Karen vs. Swatzilla: the uselessness of the “Karen” meme

This cropped up in my feed yesterday:

Have you watched the video? Good. Now spot the Karen.

Are you sure?

Karenism is a set of behaviors, or at least it would be if “Karen” meant anything worthwhile. It’s the request to see the manager if a service-sector worker disappoints you in any way. Or it’s the quotation of rules and regulations (sometimes completely irrelevant ones) in picayune disputes. Or, like this guy, it’s pulling the phone out to social-media-shame someone or otherwise trying to enforce one of those rules and regulations (or mere middle-class norms) themselves. Here’s another recent example:





For the sake of argument I’ll take the OP’s word that the filmer “politely” asked his target to put her dog back on the leash, although pulling out the phone to record noncompliance is normally preceded by something like “exCUSE me, MA’AM, but it is CLEARLY POSTED ON SIGNS that your dog MUST be on a leash here.” You know, something that could be considered polite if you completely ignored its tone.

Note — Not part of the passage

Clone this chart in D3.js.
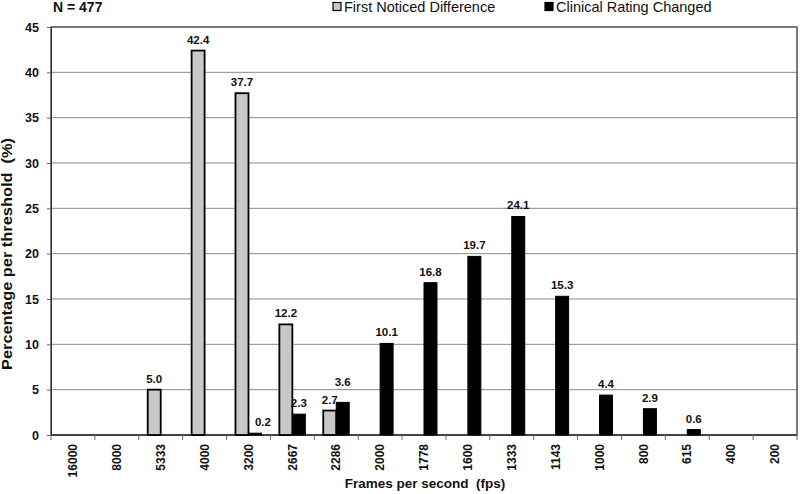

And speaking of picayune disputes, citing city Parks and Recreation Department regs at someone because their hobby (exercising their dog) might theoretically interfere with your hobby (birdwatching) is one of the most Karenish arguments imaginable.


The woman being filmed is still the worse of the two, because her response to being Karened at was to go wannabe-Tyler-Burriss:

“I’m calling the cops.”

“Please call the cops.”

“I’m gonna tell them there’s an African-American man threatening my life.”

Here’s an example of someone who understood this:

The other repliers who tried to identify her – I’ve seen speculation as to her name, her employer, and her dog’s (now private) Instagram account – they might have gotten the severity of her actions, as have the more recent responses namechecking Emmett Till.

But too much of the initial response was facile “what a Karen” nonsense, mixed with concern for how uncomfortable she’s making the dog while attempting to murder a human being.


According to popular opinion, though, she’s a Karen, even though she should be called something worse. And so should this one:

Words are defined by popular consensus even if that consensus is anti-useful, and the consensus is that “Karen” doesn’t signify a quasi-officious and/or overbearing sense of entitlement. It doesn’t even signify middle-class entitlement (or an “avid birder” in Central Park would most likely qualify). No, a “Karen” is a member of a specific race and sex exhibiting officious and overbearing middle-class-like entitlement.

So she’s a Karen, the social-distancing hall monitor in the other video is a Karen, and the guy acting like a Karen is completely blameless. And that’s why I’ve never used the “Karen” meme on this site and why, unless I’m quoting someone else, I’ll probably never use it again.